'''

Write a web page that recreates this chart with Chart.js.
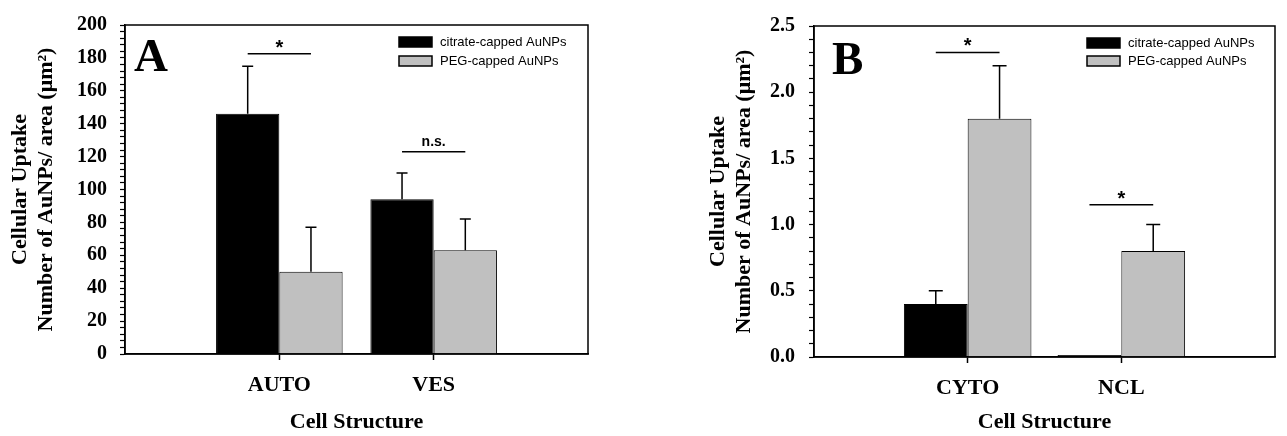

'''
'''

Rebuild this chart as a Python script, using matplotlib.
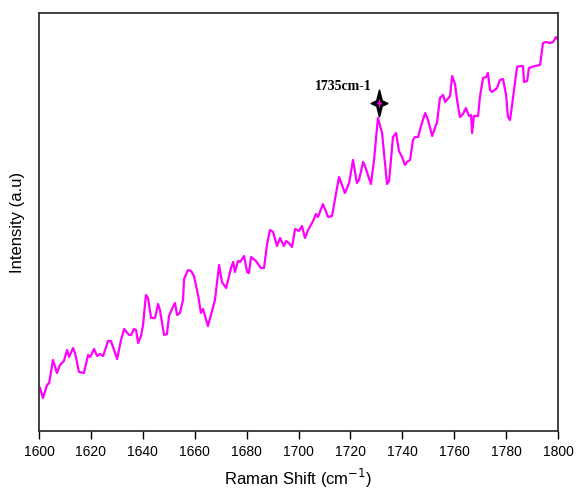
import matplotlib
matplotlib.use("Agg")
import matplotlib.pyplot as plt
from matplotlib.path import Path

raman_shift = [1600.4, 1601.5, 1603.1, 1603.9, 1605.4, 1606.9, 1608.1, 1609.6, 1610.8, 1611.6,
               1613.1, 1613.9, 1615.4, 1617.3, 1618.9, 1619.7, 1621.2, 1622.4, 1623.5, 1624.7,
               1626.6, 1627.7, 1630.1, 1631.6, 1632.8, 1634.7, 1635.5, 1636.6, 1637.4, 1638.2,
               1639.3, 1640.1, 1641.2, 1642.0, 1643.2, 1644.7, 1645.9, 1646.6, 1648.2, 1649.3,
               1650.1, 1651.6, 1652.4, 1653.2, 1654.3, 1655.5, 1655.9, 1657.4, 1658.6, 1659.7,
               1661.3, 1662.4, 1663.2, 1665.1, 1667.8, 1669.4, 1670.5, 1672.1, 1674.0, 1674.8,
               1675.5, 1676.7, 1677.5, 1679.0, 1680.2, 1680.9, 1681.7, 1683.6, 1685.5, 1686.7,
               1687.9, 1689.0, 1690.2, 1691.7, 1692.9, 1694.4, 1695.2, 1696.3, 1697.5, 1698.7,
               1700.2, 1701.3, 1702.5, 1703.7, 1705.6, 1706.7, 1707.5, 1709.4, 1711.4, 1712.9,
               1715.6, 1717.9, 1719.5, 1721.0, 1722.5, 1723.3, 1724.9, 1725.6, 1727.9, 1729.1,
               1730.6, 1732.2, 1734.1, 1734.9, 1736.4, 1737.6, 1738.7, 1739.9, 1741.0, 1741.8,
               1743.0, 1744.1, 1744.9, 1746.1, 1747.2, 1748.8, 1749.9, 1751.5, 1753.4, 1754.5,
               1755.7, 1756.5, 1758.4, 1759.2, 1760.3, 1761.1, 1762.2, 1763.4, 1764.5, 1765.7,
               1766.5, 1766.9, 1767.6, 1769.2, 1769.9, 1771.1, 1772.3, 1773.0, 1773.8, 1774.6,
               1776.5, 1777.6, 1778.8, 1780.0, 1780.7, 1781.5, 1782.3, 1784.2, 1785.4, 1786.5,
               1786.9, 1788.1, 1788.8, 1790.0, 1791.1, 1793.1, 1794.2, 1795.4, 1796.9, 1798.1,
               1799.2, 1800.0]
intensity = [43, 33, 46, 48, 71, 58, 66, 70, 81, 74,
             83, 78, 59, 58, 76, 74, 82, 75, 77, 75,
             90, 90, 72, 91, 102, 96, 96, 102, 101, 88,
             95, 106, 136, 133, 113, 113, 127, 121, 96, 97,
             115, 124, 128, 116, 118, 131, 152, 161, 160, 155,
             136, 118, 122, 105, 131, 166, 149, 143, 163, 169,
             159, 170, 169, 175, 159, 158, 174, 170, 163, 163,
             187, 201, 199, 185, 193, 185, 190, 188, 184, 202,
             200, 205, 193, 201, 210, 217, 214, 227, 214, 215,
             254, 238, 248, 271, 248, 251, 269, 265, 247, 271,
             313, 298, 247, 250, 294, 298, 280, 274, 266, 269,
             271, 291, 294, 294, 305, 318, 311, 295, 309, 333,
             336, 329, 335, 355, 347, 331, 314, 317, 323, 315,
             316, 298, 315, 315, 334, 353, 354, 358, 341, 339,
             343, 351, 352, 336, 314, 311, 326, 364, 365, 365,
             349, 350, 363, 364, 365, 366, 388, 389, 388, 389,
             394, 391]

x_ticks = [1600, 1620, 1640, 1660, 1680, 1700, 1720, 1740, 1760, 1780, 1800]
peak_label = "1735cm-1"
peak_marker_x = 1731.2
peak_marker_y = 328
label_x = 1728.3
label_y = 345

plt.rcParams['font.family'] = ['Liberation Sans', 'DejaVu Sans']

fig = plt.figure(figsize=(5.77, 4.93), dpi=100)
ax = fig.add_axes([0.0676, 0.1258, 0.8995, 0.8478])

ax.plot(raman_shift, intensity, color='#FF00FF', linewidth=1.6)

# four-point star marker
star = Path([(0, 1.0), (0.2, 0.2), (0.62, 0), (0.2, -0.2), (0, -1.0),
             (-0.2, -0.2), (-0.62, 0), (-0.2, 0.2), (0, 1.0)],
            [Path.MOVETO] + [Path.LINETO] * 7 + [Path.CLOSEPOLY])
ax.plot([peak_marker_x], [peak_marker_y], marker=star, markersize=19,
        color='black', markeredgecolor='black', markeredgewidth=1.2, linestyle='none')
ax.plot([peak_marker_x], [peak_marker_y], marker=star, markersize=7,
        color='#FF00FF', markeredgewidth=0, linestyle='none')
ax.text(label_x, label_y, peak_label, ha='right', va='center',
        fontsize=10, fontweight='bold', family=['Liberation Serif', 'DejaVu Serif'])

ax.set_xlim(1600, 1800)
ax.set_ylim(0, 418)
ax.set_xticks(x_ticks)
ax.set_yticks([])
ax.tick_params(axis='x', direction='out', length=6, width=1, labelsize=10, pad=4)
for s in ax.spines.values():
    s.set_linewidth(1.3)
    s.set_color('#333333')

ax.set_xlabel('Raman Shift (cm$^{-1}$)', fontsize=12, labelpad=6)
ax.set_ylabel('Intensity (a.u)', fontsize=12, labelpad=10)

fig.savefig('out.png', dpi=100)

'''

(Requirements)
Write out, exactly and with nothing added, everything from the line with "Rebuild this chart" down to the line with "from matplotlib.path import Path", both included. Drop any pictures.

(Full output)
Rebuild this chart as a Python script, using matplotlib.
import matplotlib
matplotlib.use("Agg")
import matplotlib.pyplot as plt
from matplotlib.path import Path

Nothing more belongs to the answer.